Abstract

Self-determination language and practice are increasingly perplexing in the 21st century. Historically linked to decolonization processes and post-imperial transformations of the international system, self-determination has espoused both violent and non-violent resistance, and supported both existing and emergent sovereignty. With the Janus-faced relationship between self-determination and colonialism continuing to this day, the contemporary moment is an opportune time to take stock of self-determination. However, as conventional jurisprudence and international legalism framings have, in many ways, hampered its emancipatory potential, alternative ways of reimagining self-determination are needed.
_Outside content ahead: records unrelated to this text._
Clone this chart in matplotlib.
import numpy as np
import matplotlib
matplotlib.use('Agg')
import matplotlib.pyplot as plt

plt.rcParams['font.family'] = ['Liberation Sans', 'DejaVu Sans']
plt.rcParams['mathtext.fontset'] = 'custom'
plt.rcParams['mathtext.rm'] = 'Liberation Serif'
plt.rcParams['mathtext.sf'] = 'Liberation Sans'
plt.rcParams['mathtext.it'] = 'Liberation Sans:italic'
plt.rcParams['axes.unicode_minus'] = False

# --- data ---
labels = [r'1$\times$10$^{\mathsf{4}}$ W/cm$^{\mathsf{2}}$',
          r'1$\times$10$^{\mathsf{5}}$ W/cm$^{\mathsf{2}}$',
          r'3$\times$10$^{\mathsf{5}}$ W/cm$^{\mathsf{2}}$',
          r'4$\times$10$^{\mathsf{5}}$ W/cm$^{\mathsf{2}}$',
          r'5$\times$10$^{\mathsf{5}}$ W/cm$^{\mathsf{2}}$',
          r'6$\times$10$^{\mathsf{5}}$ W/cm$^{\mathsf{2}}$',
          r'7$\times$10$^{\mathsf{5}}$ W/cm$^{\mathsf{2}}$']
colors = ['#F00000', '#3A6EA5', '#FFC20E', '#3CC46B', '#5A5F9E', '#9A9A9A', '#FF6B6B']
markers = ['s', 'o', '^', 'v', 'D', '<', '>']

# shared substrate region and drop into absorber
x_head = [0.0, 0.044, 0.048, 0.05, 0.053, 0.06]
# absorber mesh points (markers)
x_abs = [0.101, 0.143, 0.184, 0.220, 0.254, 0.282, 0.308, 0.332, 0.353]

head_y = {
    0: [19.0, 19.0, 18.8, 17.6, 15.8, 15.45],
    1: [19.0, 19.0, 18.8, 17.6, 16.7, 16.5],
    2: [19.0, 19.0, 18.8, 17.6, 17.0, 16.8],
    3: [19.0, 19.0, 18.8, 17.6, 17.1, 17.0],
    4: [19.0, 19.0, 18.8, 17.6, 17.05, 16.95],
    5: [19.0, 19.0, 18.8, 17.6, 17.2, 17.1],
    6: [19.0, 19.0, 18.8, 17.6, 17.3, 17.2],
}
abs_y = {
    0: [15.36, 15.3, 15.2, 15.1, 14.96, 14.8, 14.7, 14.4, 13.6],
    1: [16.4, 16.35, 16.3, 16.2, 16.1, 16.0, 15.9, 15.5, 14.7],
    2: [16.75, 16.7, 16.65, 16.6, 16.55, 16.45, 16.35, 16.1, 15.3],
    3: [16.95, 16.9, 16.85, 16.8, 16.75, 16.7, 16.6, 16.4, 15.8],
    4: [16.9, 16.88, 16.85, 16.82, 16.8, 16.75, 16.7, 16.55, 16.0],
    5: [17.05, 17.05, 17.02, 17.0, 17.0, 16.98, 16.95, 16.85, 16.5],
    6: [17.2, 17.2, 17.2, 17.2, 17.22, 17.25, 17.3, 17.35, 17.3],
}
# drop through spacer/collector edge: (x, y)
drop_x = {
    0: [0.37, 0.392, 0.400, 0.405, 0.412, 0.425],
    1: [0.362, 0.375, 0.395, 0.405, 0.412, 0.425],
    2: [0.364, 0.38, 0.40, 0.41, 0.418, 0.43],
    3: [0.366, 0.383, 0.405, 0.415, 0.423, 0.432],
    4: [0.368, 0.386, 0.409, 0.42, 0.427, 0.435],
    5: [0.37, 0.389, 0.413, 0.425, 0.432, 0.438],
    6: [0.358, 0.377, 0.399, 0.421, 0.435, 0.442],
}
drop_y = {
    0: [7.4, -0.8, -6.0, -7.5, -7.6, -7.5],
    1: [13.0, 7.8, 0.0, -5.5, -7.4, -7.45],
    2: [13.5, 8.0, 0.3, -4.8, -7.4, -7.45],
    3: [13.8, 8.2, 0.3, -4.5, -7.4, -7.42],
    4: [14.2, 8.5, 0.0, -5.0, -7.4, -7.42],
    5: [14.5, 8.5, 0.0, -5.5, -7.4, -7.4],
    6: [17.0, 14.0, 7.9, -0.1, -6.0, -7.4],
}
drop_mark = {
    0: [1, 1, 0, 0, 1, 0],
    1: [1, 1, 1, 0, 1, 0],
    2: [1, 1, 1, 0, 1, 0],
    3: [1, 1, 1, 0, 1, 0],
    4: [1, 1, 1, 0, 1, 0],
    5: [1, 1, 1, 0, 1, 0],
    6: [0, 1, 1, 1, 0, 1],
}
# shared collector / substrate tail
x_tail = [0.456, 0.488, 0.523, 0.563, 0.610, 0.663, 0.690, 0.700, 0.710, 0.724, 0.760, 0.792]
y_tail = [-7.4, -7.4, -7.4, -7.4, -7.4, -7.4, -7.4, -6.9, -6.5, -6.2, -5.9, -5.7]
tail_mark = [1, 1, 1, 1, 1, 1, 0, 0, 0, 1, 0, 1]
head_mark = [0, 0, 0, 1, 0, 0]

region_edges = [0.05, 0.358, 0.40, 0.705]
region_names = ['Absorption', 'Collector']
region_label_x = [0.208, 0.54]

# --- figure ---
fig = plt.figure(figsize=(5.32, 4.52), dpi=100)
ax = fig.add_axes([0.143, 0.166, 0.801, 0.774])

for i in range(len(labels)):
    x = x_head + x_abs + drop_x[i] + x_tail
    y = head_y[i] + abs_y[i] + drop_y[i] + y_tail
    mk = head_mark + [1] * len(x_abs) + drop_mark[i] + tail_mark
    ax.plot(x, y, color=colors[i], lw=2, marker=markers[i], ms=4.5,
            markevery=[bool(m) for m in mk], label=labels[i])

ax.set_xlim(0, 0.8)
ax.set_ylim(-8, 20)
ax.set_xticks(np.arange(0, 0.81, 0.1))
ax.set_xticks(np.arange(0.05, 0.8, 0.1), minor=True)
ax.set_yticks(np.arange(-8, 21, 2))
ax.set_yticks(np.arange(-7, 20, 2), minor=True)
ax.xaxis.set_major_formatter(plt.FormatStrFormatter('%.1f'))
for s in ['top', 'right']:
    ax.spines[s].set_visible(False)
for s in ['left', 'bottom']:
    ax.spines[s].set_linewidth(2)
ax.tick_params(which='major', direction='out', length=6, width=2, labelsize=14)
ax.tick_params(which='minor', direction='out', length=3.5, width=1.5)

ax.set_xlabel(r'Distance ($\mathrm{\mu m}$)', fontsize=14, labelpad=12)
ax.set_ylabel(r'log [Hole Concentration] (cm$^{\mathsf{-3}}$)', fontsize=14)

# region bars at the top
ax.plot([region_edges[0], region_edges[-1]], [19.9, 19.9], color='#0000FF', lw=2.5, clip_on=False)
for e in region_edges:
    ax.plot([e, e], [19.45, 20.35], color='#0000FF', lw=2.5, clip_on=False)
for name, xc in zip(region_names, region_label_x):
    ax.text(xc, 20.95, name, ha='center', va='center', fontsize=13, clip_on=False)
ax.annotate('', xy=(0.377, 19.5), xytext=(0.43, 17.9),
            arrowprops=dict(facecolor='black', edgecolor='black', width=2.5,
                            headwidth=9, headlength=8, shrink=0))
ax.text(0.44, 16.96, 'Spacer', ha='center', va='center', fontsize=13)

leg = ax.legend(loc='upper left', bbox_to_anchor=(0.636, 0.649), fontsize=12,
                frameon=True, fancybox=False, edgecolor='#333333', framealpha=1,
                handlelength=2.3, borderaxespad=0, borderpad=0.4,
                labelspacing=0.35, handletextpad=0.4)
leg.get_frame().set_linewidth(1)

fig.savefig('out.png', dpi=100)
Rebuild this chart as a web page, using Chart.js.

Bringing together scholars from the fields of political and development geography, indigenous studies, international relations, and sociology, this intervention demonstrates how articulations of self-determination in specific sites offer powerful critiques of the state system and the liberal world order and unsettle hegemonic forms of knowledge production. These articulations open up conceptual space to push self-determination beyond the realm of rights, allowing us to reimagine self-determination as a vision and practice, and to recover and reconceptualize the hopeful, emancipatory and aspirational politics that have always underpinned self-determination. This intervention seeks to re-envision self-determination from three novel and interlinked angles: decoloniality, intersectionality, and relationality. Drawing on a range of examples of contemporary and historical self-determination claims and contestations, each author focuses on one or more of these angles to examine the extent to which current practices of and visions for self-determination engender novel understandings of emancipation from ‘foreign’ domination and/or colonial systems of governance.